What eBay Did

If you own a business that sells on eBay, this won’t be news to you.  If you’re everyone else – you may not know.

eBay has changed more as a company over the past 5 years than most people realize.  Ask someone 5 years ago what eBay did – they’d probably say they sell used stuff.  Ask that same person now and the person’s response would probably be the same.  However there are some hard line changes that eBay has made that has changed the marketplace forever.

What are the changes you ask?  You almost have to ask where to start…  eBay 5 years ago was a robust service for individuals and small businesses to sell items.  Both parties were equal partners in the transaction and their feedback system reflected that.  Meaning every item you bought or sold, you could tell the world if they were a good buyer and a good seller.  It helped create a community and feedback was seen as a true measure of a buyer and of a seller.  If someone was scamming – everyone knew about it.  Then something changed, the eBay CEO stepped down and someone else took over.  Literally everything is different now.  The first is the brand – eBay started to leverage what they had in what a most consider an illegal (or at least immoral manner).  The transaction is no longer between the person selling it and buying it, it is between eBay and the buyer.  eBay controls the seller and has their full authority to refund a buyer fully (with the seller’s money), and the buyer can keep the item.  Seller’s can’t leave feedback for buyers and eBay guarantee’s every purchase a buyer makes (with the seller’s money).  eBay forces sellers to use Paypal, which they own, and Paypal works along side with eBay to make sure all their policies are followed.

Like I said, there are too many changes to go over, but here are a few highlights.  Are you a new seller on eBay?  Welcome!  However anything you sell Paypal will be holding your money for 21 days.  Oh, and you have a selling limit of X items per month or X dollars in value per month.  eBay changes X based on how they’re feeling that month.  If you’re selling too much, Paypal will decide to hold a rolling reserve on all your money.  The rolling reserve is typically 30 days of sales.  So as $1 comes in, $1 is held.  30 days pass, another $1 comes in, $1 is held and then $1 is released.  The reserve is always held, so for ever $2 you sell they’ll continue to keep $1 (unless you stop selling).  eBay has rules on what you can list and what you can’t, but there are literally hundreds of thousands of categories of goods on eBay, so eBay has rules that you will never know about until you break them.  And once you break them you get landlord-like emails of “do this again and we will shut down your account.”  eBay has several secret programs (try googling VeRO) that they don’t deny but they will never tell you the rules for.  If you break too many rules, you’re out forever.  They track IP addresses, cookies, & flash cookies to make sure they know who you are, what you’re looking at, and that you don’t have more than 1 eBay account.  If they don’t like what they see, you’re shut down (forever).
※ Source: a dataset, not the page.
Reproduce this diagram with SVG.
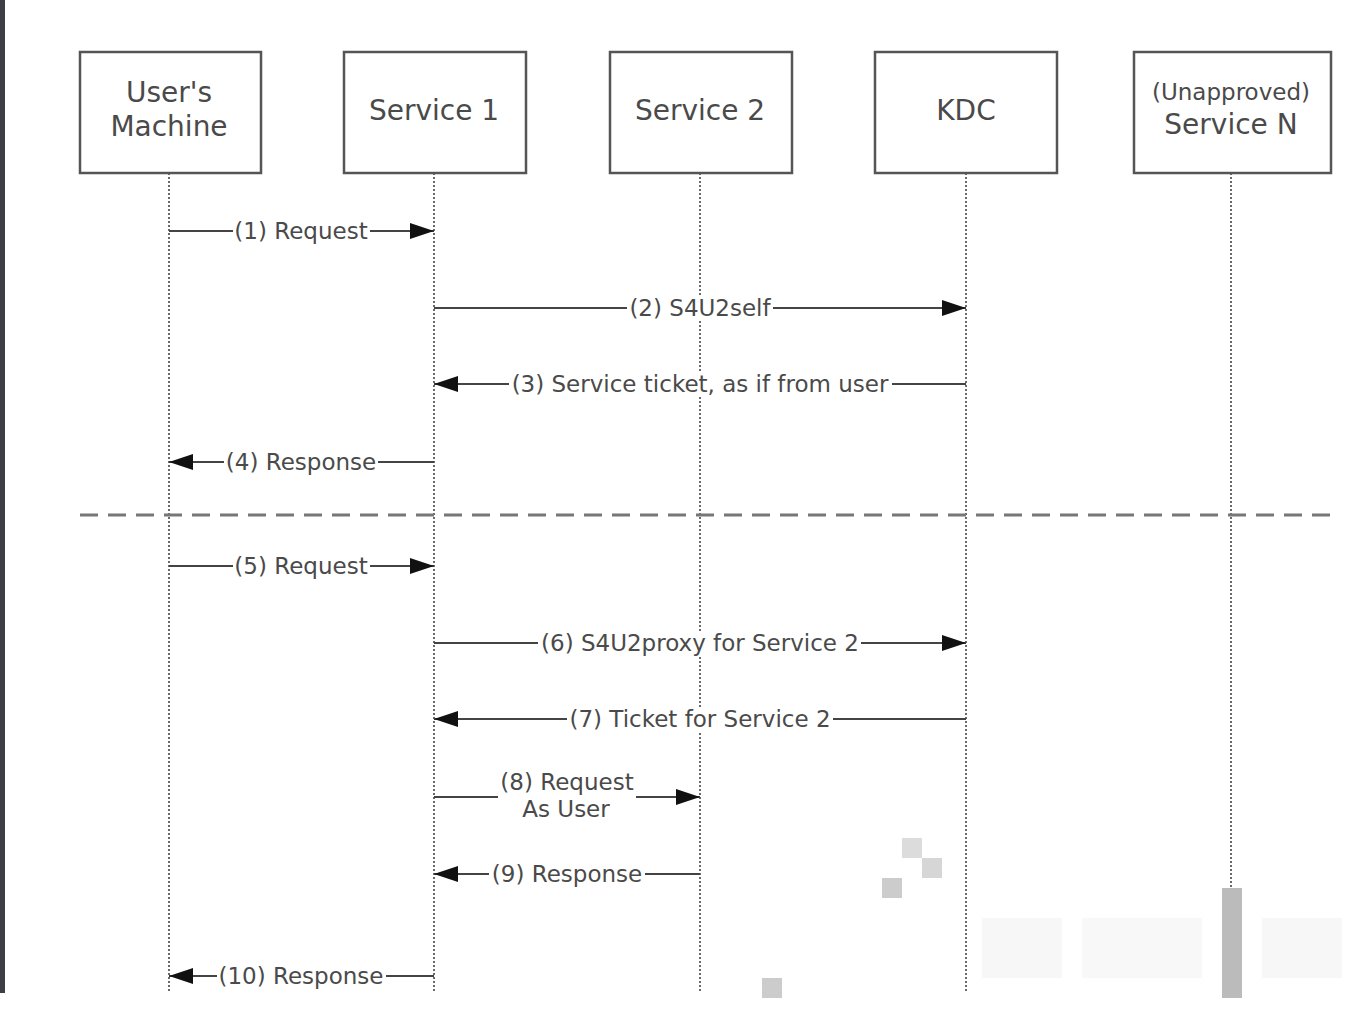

Meanwhile rules will not apply to the big players; people regularly complain that big retailers who have eBay presences will have feedback that should get them suspended or dequalified for certain programs.  eBay wants these guys – in fact for a brief period their new slogan was “Find it new, find it on eBay.”

When eBay first started the transition people equated what they were doing to New Coke – trying to change what literally made them a company, for really no good reason (read, just a financial one).  eBay has instead transformed themselves into the Secret New Coke, in that they have changed.  But everyone buying it can’t taste the difference.